> [Given entries]
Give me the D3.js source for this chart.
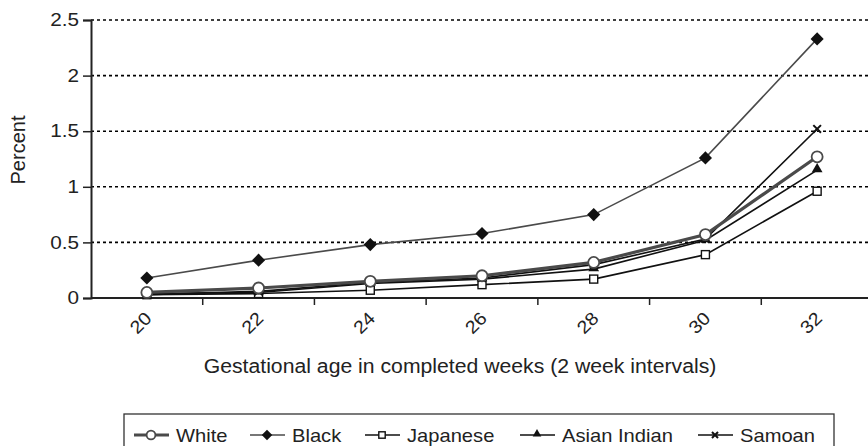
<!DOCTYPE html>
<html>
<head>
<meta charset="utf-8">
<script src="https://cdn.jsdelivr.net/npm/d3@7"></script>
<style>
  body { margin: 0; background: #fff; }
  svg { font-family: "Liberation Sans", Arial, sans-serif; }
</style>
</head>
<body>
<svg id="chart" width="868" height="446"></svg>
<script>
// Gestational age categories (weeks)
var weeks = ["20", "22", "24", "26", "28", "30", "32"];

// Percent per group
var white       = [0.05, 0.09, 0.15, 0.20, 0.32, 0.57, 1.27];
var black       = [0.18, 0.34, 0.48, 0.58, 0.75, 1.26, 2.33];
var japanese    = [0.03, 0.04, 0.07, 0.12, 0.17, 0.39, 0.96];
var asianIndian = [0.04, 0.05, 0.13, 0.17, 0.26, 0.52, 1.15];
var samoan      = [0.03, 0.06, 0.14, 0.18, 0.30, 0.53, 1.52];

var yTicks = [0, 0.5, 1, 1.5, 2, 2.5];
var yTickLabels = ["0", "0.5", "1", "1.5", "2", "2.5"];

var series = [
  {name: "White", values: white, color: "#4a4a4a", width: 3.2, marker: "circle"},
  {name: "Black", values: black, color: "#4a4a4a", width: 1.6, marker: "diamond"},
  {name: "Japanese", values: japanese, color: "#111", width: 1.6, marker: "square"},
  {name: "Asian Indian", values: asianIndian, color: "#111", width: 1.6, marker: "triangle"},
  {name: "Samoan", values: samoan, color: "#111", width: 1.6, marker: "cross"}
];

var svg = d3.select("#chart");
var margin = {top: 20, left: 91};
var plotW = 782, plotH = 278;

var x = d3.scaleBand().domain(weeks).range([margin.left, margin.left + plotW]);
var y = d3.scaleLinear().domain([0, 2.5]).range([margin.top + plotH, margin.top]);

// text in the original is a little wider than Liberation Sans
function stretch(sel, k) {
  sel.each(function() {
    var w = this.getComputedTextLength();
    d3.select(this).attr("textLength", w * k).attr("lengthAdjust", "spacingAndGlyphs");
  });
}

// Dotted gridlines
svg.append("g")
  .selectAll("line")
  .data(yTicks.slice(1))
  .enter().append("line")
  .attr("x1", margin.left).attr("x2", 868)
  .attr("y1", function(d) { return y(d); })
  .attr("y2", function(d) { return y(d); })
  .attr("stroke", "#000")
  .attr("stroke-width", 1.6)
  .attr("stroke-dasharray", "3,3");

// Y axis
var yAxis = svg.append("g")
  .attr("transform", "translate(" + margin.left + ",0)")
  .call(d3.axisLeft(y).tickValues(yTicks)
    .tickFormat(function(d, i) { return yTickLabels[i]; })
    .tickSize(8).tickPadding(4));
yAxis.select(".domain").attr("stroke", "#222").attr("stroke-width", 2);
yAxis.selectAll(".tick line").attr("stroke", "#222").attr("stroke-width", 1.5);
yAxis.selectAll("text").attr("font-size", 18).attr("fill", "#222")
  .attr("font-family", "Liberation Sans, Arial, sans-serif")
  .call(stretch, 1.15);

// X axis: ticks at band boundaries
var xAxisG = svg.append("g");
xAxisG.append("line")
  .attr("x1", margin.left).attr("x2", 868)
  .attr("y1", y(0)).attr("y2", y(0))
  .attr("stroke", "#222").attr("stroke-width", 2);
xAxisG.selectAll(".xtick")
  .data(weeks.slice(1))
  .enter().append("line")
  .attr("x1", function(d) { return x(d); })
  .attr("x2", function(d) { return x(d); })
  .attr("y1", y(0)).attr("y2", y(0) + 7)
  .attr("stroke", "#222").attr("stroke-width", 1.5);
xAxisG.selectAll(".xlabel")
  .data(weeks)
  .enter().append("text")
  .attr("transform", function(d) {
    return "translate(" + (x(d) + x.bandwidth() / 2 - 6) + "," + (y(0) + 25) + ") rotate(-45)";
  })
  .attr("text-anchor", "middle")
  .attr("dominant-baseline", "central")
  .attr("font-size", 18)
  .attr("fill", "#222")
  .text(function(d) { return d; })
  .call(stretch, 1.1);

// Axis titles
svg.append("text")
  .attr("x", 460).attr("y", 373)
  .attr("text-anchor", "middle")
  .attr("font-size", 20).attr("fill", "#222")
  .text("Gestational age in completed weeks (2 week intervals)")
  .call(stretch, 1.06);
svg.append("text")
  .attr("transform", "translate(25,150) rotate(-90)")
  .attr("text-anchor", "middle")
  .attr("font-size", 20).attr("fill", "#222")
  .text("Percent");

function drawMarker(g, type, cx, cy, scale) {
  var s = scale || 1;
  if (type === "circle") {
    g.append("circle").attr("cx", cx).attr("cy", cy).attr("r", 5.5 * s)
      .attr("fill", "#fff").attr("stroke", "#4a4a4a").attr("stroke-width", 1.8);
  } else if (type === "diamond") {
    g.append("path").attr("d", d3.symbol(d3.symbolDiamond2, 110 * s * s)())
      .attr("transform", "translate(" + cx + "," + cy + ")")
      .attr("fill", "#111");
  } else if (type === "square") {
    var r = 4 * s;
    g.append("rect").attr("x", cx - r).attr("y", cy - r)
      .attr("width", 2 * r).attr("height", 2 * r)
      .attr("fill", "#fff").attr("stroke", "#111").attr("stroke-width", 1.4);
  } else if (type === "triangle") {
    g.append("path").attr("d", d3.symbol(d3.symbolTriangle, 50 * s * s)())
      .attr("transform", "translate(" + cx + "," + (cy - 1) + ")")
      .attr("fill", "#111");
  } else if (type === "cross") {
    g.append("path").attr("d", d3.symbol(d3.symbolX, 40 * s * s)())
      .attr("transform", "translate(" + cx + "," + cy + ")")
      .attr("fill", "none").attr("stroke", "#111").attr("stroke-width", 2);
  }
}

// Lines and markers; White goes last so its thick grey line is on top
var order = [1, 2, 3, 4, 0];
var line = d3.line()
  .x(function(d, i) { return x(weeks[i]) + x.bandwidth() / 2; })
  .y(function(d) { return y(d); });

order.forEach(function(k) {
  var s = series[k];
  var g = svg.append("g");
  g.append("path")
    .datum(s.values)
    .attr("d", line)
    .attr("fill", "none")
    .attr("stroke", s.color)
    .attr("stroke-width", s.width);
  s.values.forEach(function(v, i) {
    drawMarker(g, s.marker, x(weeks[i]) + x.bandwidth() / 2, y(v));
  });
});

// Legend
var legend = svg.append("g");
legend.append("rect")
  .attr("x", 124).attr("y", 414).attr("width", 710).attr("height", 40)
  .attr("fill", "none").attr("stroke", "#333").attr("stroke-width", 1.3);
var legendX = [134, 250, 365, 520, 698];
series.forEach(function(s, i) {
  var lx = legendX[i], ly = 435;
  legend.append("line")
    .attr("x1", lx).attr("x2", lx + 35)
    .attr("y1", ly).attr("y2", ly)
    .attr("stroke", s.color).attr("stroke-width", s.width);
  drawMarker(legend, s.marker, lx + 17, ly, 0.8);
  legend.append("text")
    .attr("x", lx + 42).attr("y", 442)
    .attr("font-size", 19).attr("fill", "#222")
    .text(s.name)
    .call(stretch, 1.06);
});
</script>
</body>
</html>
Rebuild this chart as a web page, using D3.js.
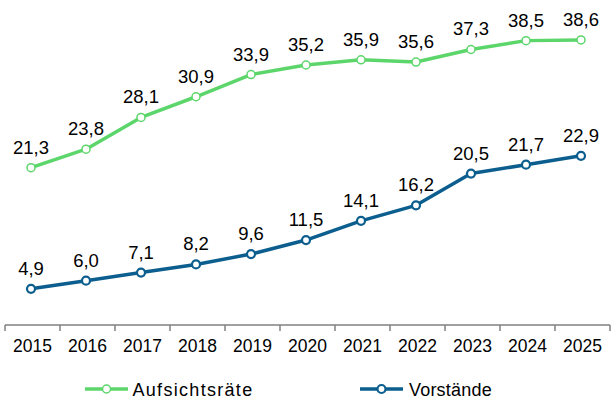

> [What the exercise asks]
Transcribe every record above exactly as written, leaving out any pictures.

> [Exercise answer]
Give me the D3.js source for this chart.
<!DOCTYPE html>
<html>
<head>
<meta charset="utf-8">
<script src="https://cdn.jsdelivr.net/npm/d3@7"></script>
<style>
  body { margin: 0; background: #fff; }
  svg { font-family: "Liberation Sans", Arial, sans-serif; }
</style>
</head>
<body>
<svg id="chart" width="868" height="446"></svg>
<script>
// Gestational age categories (weeks)
var weeks = ["20", "22", "24", "26", "28", "30", "32"];

// Percent per group
var white       = [0.05, 0.09, 0.15, 0.20, 0.32, 0.57, 1.27];
var black       = [0.18, 0.34, 0.48, 0.58, 0.75, 1.26, 2.33];
var japanese    = [0.03, 0.04, 0.07, 0.12, 0.17, 0.39, 0.96];
var asianIndian = [0.04, 0.05, 0.13, 0.17, 0.26, 0.52, 1.15];
var samoan      = [0.03, 0.06, 0.14, 0.18, 0.30, 0.53, 1.52];

var yTicks = [0, 0.5, 1, 1.5, 2, 2.5];
var yTickLabels = ["0", "0.5", "1", "1.5", "2", "2.5"];

var series = [
  {name: "White", values: white, color: "#4a4a4a", width: 3.2, marker: "circle"},
  {name: "Black", values: black, color: "#4a4a4a", width: 1.6, marker: "diamond"},
  {name: "Japanese", values: japanese, color: "#111", width: 1.6, marker: "square"},
  {name: "Asian Indian", values: asianIndian, color: "#111", width: 1.6, marker: "triangle"},
  {name: "Samoan", values: samoan, color: "#111", width: 1.6, marker: "cross"}
];

var svg = d3.select("#chart");
var margin = {top: 20, left: 91};
var plotW = 782, plotH = 278;

var x = d3.scaleBand().domain(weeks).range([margin.left, margin.left + plotW]);
var y = d3.scaleLinear().domain([0, 2.5]).range([margin.top + plotH, margin.top]);

// text in the original is a little wider than Liberation Sans
function stretch(sel, k) {
  sel.each(function() {
    var w = this.getComputedTextLength();
    d3.select(this).attr("textLength", w * k).attr("lengthAdjust", "spacingAndGlyphs");
  });
}

// Dotted gridlines
svg.append("g")
  .selectAll("line")
  .data(yTicks.slice(1))
  .enter().append("line")
  .attr("x1", margin.left).attr("x2", 868)
  .attr("y1", function(d) { return y(d); })
  .attr("y2", function(d) { return y(d); })
  .attr("stroke", "#000")
  .attr("stroke-width", 1.6)
  .attr("stroke-dasharray", "3,3");

// Y axis
var yAxis = svg.append("g")
  .attr("transform", "translate(" + margin.left + ",0)")
  .call(d3.axisLeft(y).tickValues(yTicks)
    .tickFormat(function(d, i) { return yTickLabels[i]; })
    .tickSize(8).tickPadding(4));
yAxis.select(".domain").attr("stroke", "#222").attr("stroke-width", 2);
yAxis.selectAll(".tick line").attr("stroke", "#222").attr("stroke-width", 1.5);
yAxis.selectAll("text").attr("font-size", 18).attr("fill", "#222")
  .attr("font-family", "Liberation Sans, Arial, sans-serif")
  .call(stretch, 1.15);

// X axis: ticks at band boundaries
var xAxisG = svg.append("g");
xAxisG.append("line")
  .attr("x1", margin.left).attr("x2", 868)
  .attr("y1", y(0)).attr("y2", y(0))
  .attr("stroke", "#222").attr("stroke-width", 2);
xAxisG.selectAll(".xtick")
  .data(weeks.slice(1))
  .enter().append("line")
  .attr("x1", function(d) { return x(d); })
  .attr("x2", function(d) { return x(d); })
  .attr("y1", y(0)).attr("y2", y(0) + 7)
  .attr("stroke", "#222").attr("stroke-width", 1.5);
xAxisG.selectAll(".xlabel")
  .data(weeks)
  .enter().append("text")
  .attr("transform", function(d) {
    return "translate(" + (x(d) + x.bandwidth() / 2 - 6) + "," + (y(0) + 25) + ") rotate(-45)";
  })
  .attr("text-anchor", "middle")
  .attr("dominant-baseline", "central")
  .attr("font-size", 18)
  .attr("fill", "#222")
  .text(function(d) { return d; })
  .call(stretch, 1.1);

// Axis titles
svg.append("text")
  .attr("x", 460).attr("y", 373)
  .attr("text-anchor", "middle")
  .attr("font-size", 20).attr("fill", "#222")
  .text("Gestational age in completed weeks (2 week intervals)")
  .call(stretch, 1.06);
svg.append("text")
  .attr("transform", "translate(25,150) rotate(-90)")
  .attr("text-anchor", "middle")
  .attr("font-size", 20).attr("fill", "#222")
  .text("Percent");

function drawMarker(g, type, cx, cy, scale) {
  var s = scale || 1;
  if (type === "circle") {
    g.append("circle").attr("cx", cx).attr("cy", cy).attr("r", 5.5 * s)
      .attr("fill", "#fff").attr("stroke", "#4a4a4a").attr("stroke-width", 1.8);
  } else if (type === "diamond") {
    g.append("path").attr("d", d3.symbol(d3.symbolDiamond2, 110 * s * s)())
      .attr("transform", "translate(" + cx + "," + cy + ")")
      .attr("fill", "#111");
  } else if (type === "square") {
    var r = 4 * s;
    g.append("rect").attr("x", cx - r).attr("y", cy - r)
      .attr("width", 2 * r).attr("height", 2 * r)
      .attr("fill", "#fff").attr("stroke", "#111").attr("stroke-width", 1.4);
  } else if (type === "triangle") {
    g.append("path").attr("d", d3.symbol(d3.symbolTriangle, 50 * s * s)())
      .attr("transform", "translate(" + cx + "," + (cy - 1) + ")")
      .attr("fill", "#111");
  } else if (type === "cross") {
    g.append("path").attr("d", d3.symbol(d3.symbolX, 40 * s * s)())
      .attr("transform", "translate(" + cx + "," + cy + ")")
      .attr("fill", "none").attr("stroke", "#111").attr("stroke-width", 2);
  }
}

// Lines and markers; White goes last so its thick grey line is on top
var order = [1, 2, 3, 4, 0];
var line = d3.line()
  .x(function(d, i) { return x(weeks[i]) + x.bandwidth() / 2; })
  .y(function(d) { return y(d); });

order.forEach(function(k) {
  var s = series[k];
  var g = svg.append("g");
  g.append("path")
    .datum(s.values)
    .attr("d", line)
    .attr("fill", "none")
    .attr("stroke", s.color)
    .attr("stroke-width", s.width);
  s.values.forEach(function(v, i) {
    drawMarker(g, s.marker, x(weeks[i]) + x.bandwidth() / 2, y(v));
  });
});

// Legend
var legend = svg.append("g");
legend.append("rect")
  .attr("x", 124).attr("y", 414).attr("width", 710).attr("height", 40)
  .attr("fill", "none").attr("stroke", "#333").attr("stroke-width", 1.3);
var legendX = [134, 250, 365, 520, 698];
series.forEach(function(s, i) {
  var lx = legendX[i], ly = 435;
  legend.append("line")
    .attr("x1", lx).attr("x2", lx + 35)
    .attr("y1", ly).attr("y2", ly)
    .attr("stroke", s.color).attr("stroke-width", s.width);
  drawMarker(legend, s.marker, lx + 17, ly, 0.8);
  legend.append("text")
    .attr("x", lx + 42).attr("y", 442)
    .attr("font-size", 19).attr("fill", "#222")
    .text(s.name)
    .call(stretch, 1.06);
});
</script>
</body>
</html>
Rebuild this chart as a web page, using D3.js.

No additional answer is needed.